The ravaging of the Americas rested on developments in navigation and sea power. Clark makes quite a lot of the robust character of the peoples from areas bordering the Atlantic. He paints a picture of civilisation surviving in the remote corners of Europe while waves of barbarians swept across the rest of the Continent. This is certainly the history I learned at school. However, more recent historical and archaeological work has drawn a very different picture. Until well into the 18th century, rivers and coasts were much easier to traverse than land. We have a new picture of trade routes by water, joining estuaries and natural harbours along the Atlantic fringe of Europe as major highways for flows of goods, people, artefacts and ideas. The centre of the Celtic Catholic church is not on the Scottish island of Iona because of its remoteness but because it is in the middle of busy sea routes linking the West Coast of Scotland with the North Coast of Ireland and points beyond.
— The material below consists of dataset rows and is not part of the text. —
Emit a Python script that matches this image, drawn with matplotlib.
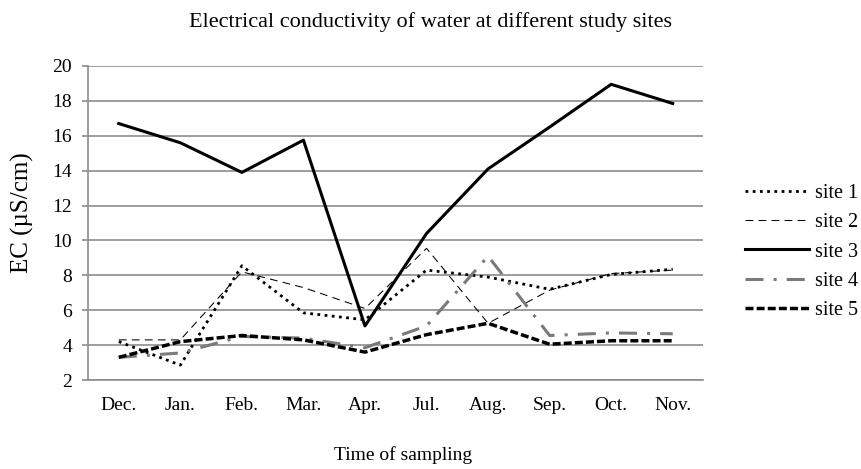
import numpy as np
import matplotlib; matplotlib.use("Agg"); import matplotlib.pyplot as plt

plt.rcParams["font.family"] = ["Liberation Serif", "DejaVu Serif"]

months = ["Dec.", "Jan.", "Feb.", "Mar.", "Apr.", "Jul.", "Aug.", "Sep.", "Oct.", "Nov."]
site1 = [4.2, 2.85, 8.55, 5.85, 5.45, 8.3, 7.9, 7.2, 8.05, 8.35]
site2 = [4.3, 4.3, 8.2, 7.3, 6.1, 9.55, 5.25, 7.15, 8.1, 8.3]
site3 = [16.7, 15.6, 13.9, 15.75, 5.1, 10.4, 14.1, 16.5, 18.95, 17.85]
site4 = [3.3, 3.55, 4.5, 4.4, 3.85, 5.1, 9.1, 4.55, 4.7, 4.65]
site5 = [3.3, 4.2, 4.55, 4.3, 3.6, 4.6, 5.25, 4.05, 4.25, 4.25]

W, H = 862, 469
x = np.arange(len(months))
fig = plt.figure(figsize=(W / 100, H / 100), dpi=100)
ax = fig.add_axes([88 / W, 1 - 380 / H, (703.5 - 88) / W, (380 - 66) / H])

ax.plot(x, site1, color="black", lw=2.0, ls=(0, (1, 1.6)), label="site 1")
ax.plot(x, site2, color="black", lw=0.75, ls=(0, (7.5, 5)), label="site 2")
ax.plot(x, site3, color="black", lw=2.2, ls="-", label="site 3")
ax.plot(x, site4, color="#7a7a7a", lw=2.2, ls=(0, (5.9, 3.3, 1, 3.3)), label="site 4")
ax.plot(x, site5, color="black", lw=2.5, ls=(0, (2.3, 0.9)), label="site 5")

ax.set_xlim(-0.5, len(months) - 0.5)
ax.set_ylim(2, 20)
ax.set_yticks(np.arange(2, 21, 2))
ax.set_xticks(x)
ax.set_xticklabels(months)
ax.yaxis.grid(True, color="#8c8c8c", lw=1.2)
ax.set_axisbelow(True)
for s in ["top", "right"]:
    ax.spines[s].set_visible(False)
for s in ["left", "bottom"]:
    ax.spines[s].set_color("#8c8c8c")
    ax.spines[s].set_linewidth(1.2)
ax.tick_params(axis="y", length=4.5, color="#8c8c8c", width=1.2, labelsize=14, pad=7)
ax.tick_params(axis="x", length=0, labelsize=14, pad=12)

fig.text(22 / W, 1 - 213 / H, "EC (µS/cm)", rotation=90, ha="center", va="center", fontsize=18)
fig.text(403 / W, 1 - 455 / H, "Time of sampling", ha="center", va="center", fontsize=14)
fig.text(431 / W, 1 - 22 / H, "Electrical conductivity of water at different study sites",
         ha="center", va="center", fontsize=16)

ax.legend(loc="center left", bbox_to_anchor=(745 / W, 1 - 252 / H),
          bbox_transform=fig.transFigure, frameon=False, fontsize=14.5, borderpad=0,
          borderaxespad=0, handlelength=3.2, handletextpad=0.3, labelspacing=0.5)

fig.savefig("out.png", dpi=100)
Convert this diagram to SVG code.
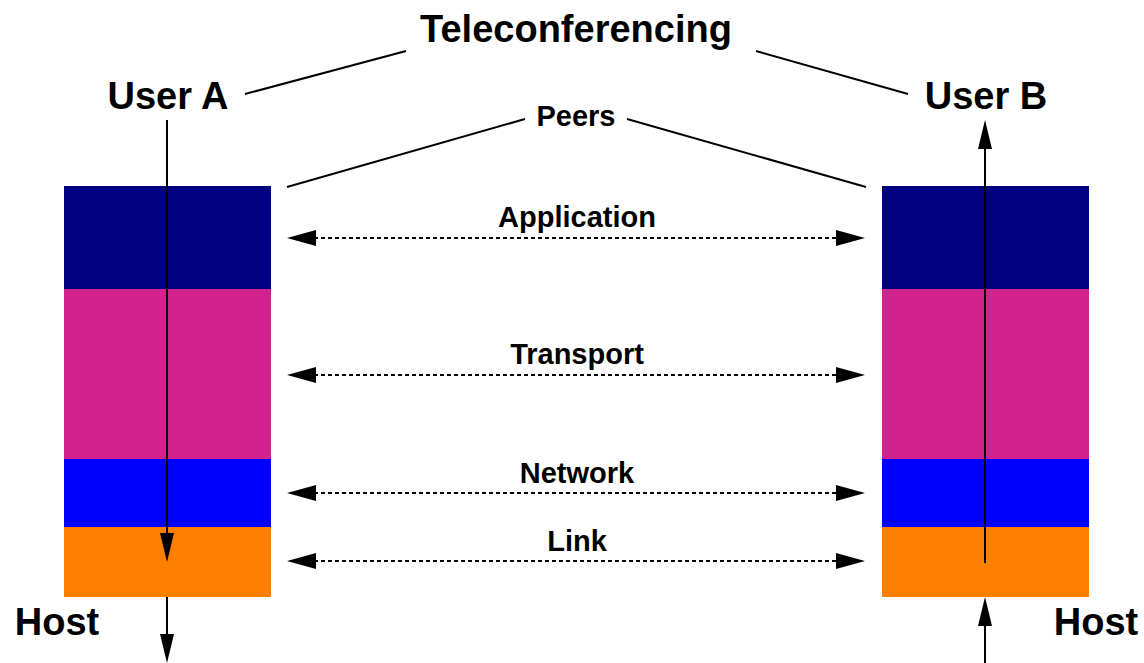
<svg xmlns="http://www.w3.org/2000/svg" width="1144" height="663" viewBox="0 0 1144 663">
  <style>
    text { font-family: "Liberation Sans", Arial, sans-serif; font-weight: bold; fill: #000; text-anchor: middle; }
    .big { font-size: 38px; }
    .mid { font-size: 29px; }
    .line { stroke: #000; stroke-width: 2; fill: none; }
    .dash { stroke: #000; stroke-width: 2; fill: none; stroke-dasharray: 4 3; }
    .head { fill: #000; }
  </style>
  <rect width="1144" height="663" fill="#fff"/>

  <!-- Protocol stack of host A -->
  <g id="stack-a">
    <rect x="64" y="186" width="207" height="103" fill="#000080"/>
    <rect x="64" y="289" width="207" height="170" fill="#d0238e"/>
    <rect x="64" y="459" width="207" height="68" fill="#0000ff"/>
    <rect x="64" y="527" width="207" height="70" fill="#ff8000"/>
  </g>

  <!-- Protocol stack of host B -->
  <g id="stack-b">
    <rect x="882" y="186" width="207" height="103" fill="#000080"/>
    <rect x="882" y="289" width="207" height="170" fill="#d0238e"/>
    <rect x="882" y="459" width="207" height="68" fill="#0000ff"/>
    <rect x="882" y="527" width="207" height="70" fill="#ff8000"/>
  </g>

  <!-- Labels -->
  <g id="label-teleconferencing"><text class="big" x="576" y="42">Teleconferencing</text></g>
  <g id="label-user-a"><text class="big" x="168" y="109">User A</text></g>
  <g id="label-user-b"><text class="big" x="986" y="109">User B</text></g>
  <g id="label-peers"><text class="mid" x="576" y="126">Peers</text></g>
  <g id="label-host-a"><text class="big" x="57" y="635">Host</text></g>
  <g id="label-host-b"><text class="big" x="1096" y="635">Host</text></g>
  <g id="label-application"><text class="mid" x="577" y="227">Application</text></g>
  <g id="label-transport"><text class="mid" x="577" y="364">Transport</text></g>
  <g id="label-network"><text class="mid" x="577" y="483">Network</text></g>
  <g id="label-link"><text class="mid" x="577" y="551">Link</text></g>

  <!-- Connectors -->
  <g id="connectors">
    <!-- Teleconferencing to users -->
    <line class="line" x1="245" y1="94" x2="406" y2="51"/>
    <line class="line" x1="756" y1="51" x2="908" y2="94"/>
    <!-- Peers to stacks -->
    <line class="line" x1="287" y1="187" x2="525" y2="119"/>
    <line class="line" x1="627" y1="119" x2="866" y2="187"/>

    <!-- Data flow down through host A -->
    <line class="line" x1="167" y1="120" x2="167" y2="536"/>
    <polygon class="head" points="160,533 174,533 167,562"/>
    <line class="line" x1="167" y1="597" x2="167" y2="636"/>
    <polygon class="head" points="160,634 174,634 167,663"/>

    <!-- Data flow up through host B -->
    <line class="line" x1="985" y1="563" x2="985" y2="146"/>
    <polygon class="head" points="978,149 992,149 985,120"/>
    <line class="line" x1="985" y1="663" x2="985" y2="624"/>
    <polygon class="head" points="978,626 992,626 985,597"/>

    <!-- Peer-to-peer layer exchanges -->
    <line class="dash" x1="314" y1="238" x2="838" y2="238"/>
    <polygon class="head" points="287,238 316,230 316,246"/>
    <polygon class="head" points="865,238 836,230 836,246"/>

    <line class="dash" x1="314" y1="375" x2="838" y2="375"/>
    <polygon class="head" points="287,375 316,367 316,383"/>
    <polygon class="head" points="865,375 836,367 836,383"/>

    <line class="dash" x1="314" y1="493" x2="838" y2="493"/>
    <polygon class="head" points="287,493 316,485 316,501"/>
    <polygon class="head" points="865,493 836,485 836,501"/>

    <line class="dash" x1="314" y1="561" x2="838" y2="561"/>
    <polygon class="head" points="287,561 316,553 316,569"/>
    <polygon class="head" points="865,561 836,553 836,569"/>
  </g>
</svg>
As a TV series, Civilisation shows us many beautiful images and links them with a compelling narrative. But it is a narrative of its time and place. It is a narrative that many of us grew up with, reinforced by school textbooks and other cultural products. Sixty years later, however, it is also a reminder that our understanding of the past changes, not solely because we re-evaluate it in the moral terms of ‘wokery’ but also as we discover genuinely new things that fill gaps in the written records or reveal the extent to which those records were shaped by the interests and preconceptions of their creators.